Exercise instructions. Write out, word for word, every line from the first one through the line that holds "const yMin = 0, yMax = 5, yStep = 0.5;", and nothing else; skip the pictures.

Source excerpt.
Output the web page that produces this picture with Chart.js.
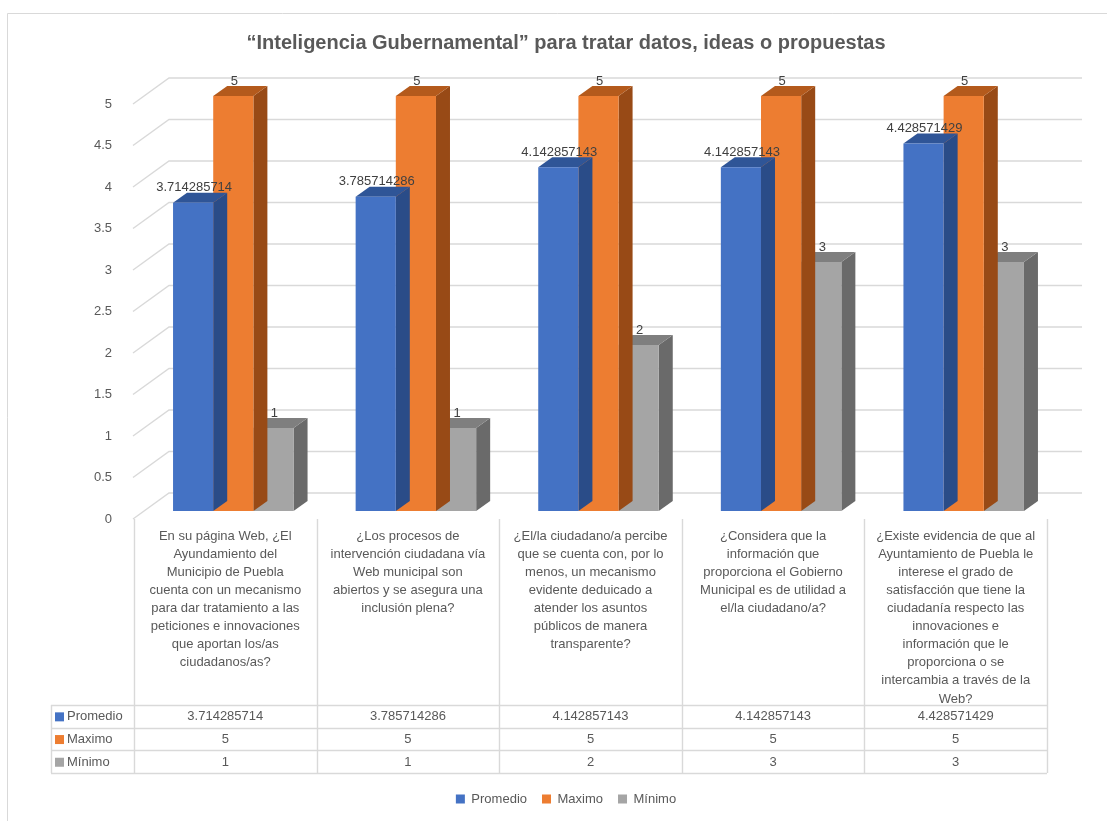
<!DOCTYPE html>
<html><head><meta charset="utf-8">
<script src="https://cdn.jsdelivr.net/npm/chart.js@4/dist/chart.umd.min.js"></script>
<style>html,body{margin:0;padding:0;background:#fff}canvas{display:block}</style>
</head><body>
<canvas id="c" width="1107" height="821"></canvas>
<script>
const chartTitle = '“Inteligencia Gubernamental” para tratar datos, ideas o propuestas';
const categories = [
  ['En su página Web, ¿El', 'Ayundamiento del', 'Municipio de Puebla', 'cuenta con un mecanismo', 'para dar tratamiento a las', 'peticiones e innovaciones', 'que aportan los/as', 'ciudadanos/as?'],
  ['¿Los procesos de', 'intervención ciudadana vía', 'Web municipal son', 'abiertos y se asegura una', 'inclusión plena?'],
  ['¿El/la ciudadano/a percibe', 'que se cuenta con, por lo', 'menos, un mecanismo', 'evidente deduicado a', 'atender los asuntos', 'públicos de manera', 'transparente?'],
  ['¿Considera que la', 'información que', 'proporciona el Gobierno', 'Municipal es de utilidad a', 'el/la ciudadano/a?'],
  ['¿Existe evidencia de que al', 'Ayuntamiento de Puebla le', 'interese el grado de', 'satisfacción que tiene la', 'ciudadanía respecto las', 'innovaciones e', 'información que le', 'proporciona o se', 'intercambia a través de la', 'Web?']
];
const seriesNames = ['Promedio', 'Maximo', 'Mínimo'];
const promedio = [3.714285714, 3.785714286, 4.142857143, 4.142857143, 4.428571429];
const maximo = [5, 5, 5, 5, 5];
const minimo = [1, 1, 2, 3, 3];
const yMin = 0, yMax = 5, yStep = 0.5;

const frontColors = ['#4472C4', '#ED7D31', '#A5A5A5'];
const topColors = ['#2F5597', '#B45A1C', '#7F7F7F'];
const sideColors = ['#2A4C88', '#984A16', '#6A6A6A'];
const TEXT = '#595959';
const GRID = '#d9d9d9';
const FONT = "'Liberation Sans', Arial, sans-serif";
const SHIFT = {x: 8, y: -8};
const DEPTH = {x: 14, y: -10};
const WALL = {x: 35, y: -26};
const TABLE = {labelLeft: 51, rowTop: 705, rowH: 22.7, rows: 3};

const threeD = {
  id: 'threeD',
  beforeDraw(chart) {
    const ctx = chart.ctx;
    ctx.save();
    ctx.fillStyle = '#fff';
    ctx.fillRect(0, 0, chart.width, chart.height);
    ctx.strokeStyle = GRID; ctx.lineWidth = 1;
    ctx.beginPath();
    ctx.moveTo(7.5, chart.height); ctx.lineTo(7.5, 13.5); ctx.lineTo(chart.width, 13.5);
    ctx.stroke();
    ctx.restore();
  },
  beforeDatasetsDraw(chart) {
    const {ctx, chartArea: a, scales: {y}} = chart;
    ctx.save();
    ctx.strokeStyle = GRID; ctx.lineWidth = 1.4;
    y.ticks.forEach(t => {
      const py = y.getPixelForValue(t.value);
      ctx.beginPath();
      ctx.moveTo(a.left - 1, py);
      ctx.lineTo(a.left + WALL.x, py + WALL.y);
      ctx.lineTo(a.right + WALL.x, py + WALL.y);
      ctx.stroke();
    });
    ctx.restore();
  },
  beforeDatasetDraw(chart, args) {
    const ctx = chart.ctx; const i = args.index;
    ctx.save();
    ctx.translate(SHIFT.x, SHIFT.y);
    args.meta.data.forEach(el => {
      const {x, y, base, width} = el.getProps(['x', 'y', 'base', 'width'], true);
      const l = x - width / 2, r = x + width / 2;
      ctx.fillStyle = sideColors[i];
      ctx.beginPath();
      ctx.moveTo(r, y); ctx.lineTo(r + DEPTH.x, y + DEPTH.y);
      ctx.lineTo(r + DEPTH.x, base + DEPTH.y); ctx.lineTo(r, base);
      ctx.closePath(); ctx.fill();
      ctx.fillStyle = topColors[i];
      ctx.beginPath();
      ctx.moveTo(l, y); ctx.lineTo(l + DEPTH.x, y + DEPTH.y);
      ctx.lineTo(r + DEPTH.x, y + DEPTH.y); ctx.lineTo(r, y);
      ctx.closePath(); ctx.fill();
    });
  },
  afterDatasetDraw(chart) { chart.ctx.restore(); },
  afterDatasetsDraw(chart) {
    const ctx = chart.ctx;
    ctx.save();
    ctx.font = '13px ' + FONT;
    ctx.fillStyle = '#404040';
    ctx.textAlign = 'center'; ctx.textBaseline = 'middle';
    chart.data.datasets.forEach((ds, i) => {
      chart.getDatasetMeta(i).data.forEach((el, j) => {
        const {x, y} = el.getProps(['x', 'y'], true);
        ctx.fillText(String(ds.data[j]), x + 1 + SHIFT.x, y + SHIFT.y - 15);
      });
    });
    ctx.restore();
  },
  afterDraw(chart) {
    const {ctx, chartArea: a, scales: {x: xs}} = chart;
    const n = categories.length;
    const bounds = [];
    for (let i = 0; i <= n; i++) {
      if (i === 0) bounds.push(a.left);
      else if (i === n) bounds.push(a.right);
      else bounds.push((xs.getPixelForTick(i - 1) + xs.getPixelForTick(i)) / 2);
    }
    const bottom = TABLE.rowTop + TABLE.rowH * TABLE.rows;
    ctx.save();
    ctx.strokeStyle = GRID; ctx.lineWidth = 1.4;
    ctx.beginPath();
    bounds.forEach(bx => { ctx.moveTo(Math.round(bx) + 0.5, a.bottom); ctx.lineTo(Math.round(bx) + 0.5, bottom); });
    ctx.moveTo(TABLE.labelLeft + 0.5, TABLE.rowTop); ctx.lineTo(TABLE.labelLeft + 0.5, bottom);
    for (let r = 0; r <= TABLE.rows; r++) {
      const yy = Math.round(TABLE.rowTop + r * TABLE.rowH) + 0.5;
      ctx.moveTo(TABLE.labelLeft, yy); ctx.lineTo(a.right, yy);
    }
    ctx.stroke();
    ctx.font = '13px ' + FONT;
    ctx.textBaseline = 'middle';
    chart.data.datasets.forEach((ds, r) => {
      const cy = TABLE.rowTop + (r + 0.5) * TABLE.rowH + 0.5;
      ctx.fillStyle = frontColors[r];
      ctx.fillRect(TABLE.labelLeft + 4, cy - 4.5, 9, 9);
      ctx.fillStyle = TEXT;
      ctx.textAlign = 'left';
      ctx.fillText(ds.label, TABLE.labelLeft + 16, cy);
      ctx.textAlign = 'center';
      ds.data.forEach((v, j) => ctx.fillText(String(v), xs.getPixelForTick(j), cy));
    });
    ctx.restore();
  }
};

const seriesData = [promedio, maximo, minimo];
new Chart(document.getElementById('c'), {
  type: 'bar',
  data: {
    labels: categories,
    datasets: seriesNames.map((name, i) => ({
      label: name,
      data: seriesData[i],
      backgroundColor: frontColors[i],
      borderWidth: 0,
      categoryPercentage: 0.66,
      barPercentage: 1.0,
      clip: false
    }))
  },
  options: {
    responsive: false,
    animation: false,
    devicePixelRatio: 1,
    layout: {padding: {left: 25, right: 0, top: 0, bottom: 5.5}},
    plugins: {
      title: {
        display: true, text: chartTitle, color: TEXT,
        font: {family: FONT, size: 20, weight: 'bold', lineHeight: 1.2},
        padding: {top: 31, bottom: 49}
      },
      legend: {
        position: 'bottom',
        labels: {boxWidth: 9, boxHeight: 9, padding: 15, color: TEXT, font: {family: FONT, size: 13}}
      },
      tooltip: {enabled: false}
    },
    scales: {
      x: {
        grid: {display: false}, border: {display: false},
        ticks: {autoSkip: false, maxRotation: 0, minRotation: 0, padding: 0, color: TEXT,
                font: {family: FONT, size: 13, lineHeight: '18.1px'}},
        afterFit(s) { s.height = 258.5; }
      },
      y: {
        min: yMin, max: yMax,
        grid: {display: false}, border: {display: false},
        ticks: {stepSize: yStep, padding: 14, color: TEXT, font: {family: FONT, size: 13},
                callback: v => String(v)},
        afterFit(s) { s.width = 109; }
      },
      yR: {
        type: 'linear', position: 'right', display: true,
        grid: {display: false}, border: {display: false}, ticks: {display: false},
        afterFit(s) { s.width = 60; }
      }
    }
  },
  plugins: [threeD]
});
</script>
</body></html>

Exercise solution.
Output the web page that produces this picture with Chart.js.
<!DOCTYPE html>
<html><head><meta charset="utf-8">
<script src="https://cdn.jsdelivr.net/npm/chart.js@4/dist/chart.umd.min.js"></script>
<style>html,body{margin:0;padding:0;background:#fff}canvas{display:block}</style>
</head><body>
<canvas id="c" width="1107" height="821"></canvas>
<script>
const chartTitle = '“Inteligencia Gubernamental” para tratar datos, ideas o propuestas';
const categories = [
  ['En su página Web, ¿El', 'Ayundamiento del', 'Municipio de Puebla', 'cuenta con un mecanismo', 'para dar tratamiento a las', 'peticiones e innovaciones', 'que aportan los/as', 'ciudadanos/as?'],
  ['¿Los procesos de', 'intervención ciudadana vía', 'Web municipal son', 'abiertos y se asegura una', 'inclusión plena?'],
  ['¿El/la ciudadano/a percibe', 'que se cuenta con, por lo', 'menos, un mecanismo', 'evidente deduicado a', 'atender los asuntos', 'públicos de manera', 'transparente?'],
  ['¿Considera que la', 'información que', 'proporciona el Gobierno', 'Municipal es de utilidad a', 'el/la ciudadano/a?'],
  ['¿Existe evidencia de que al', 'Ayuntamiento de Puebla le', 'interese el grado de', 'satisfacción que tiene la', 'ciudadanía respecto las', 'innovaciones e', 'información que le', 'proporciona o se', 'intercambia a través de la', 'Web?']
];
const seriesNames = ['Promedio', 'Maximo', 'Mínimo'];
const promedio = [3.714285714, 3.785714286, 4.142857143, 4.142857143, 4.428571429];
const maximo = [5, 5, 5, 5, 5];
const minimo = [1, 1, 2, 3, 3];
const yMin = 0, yMax = 5, yStep = 0.5;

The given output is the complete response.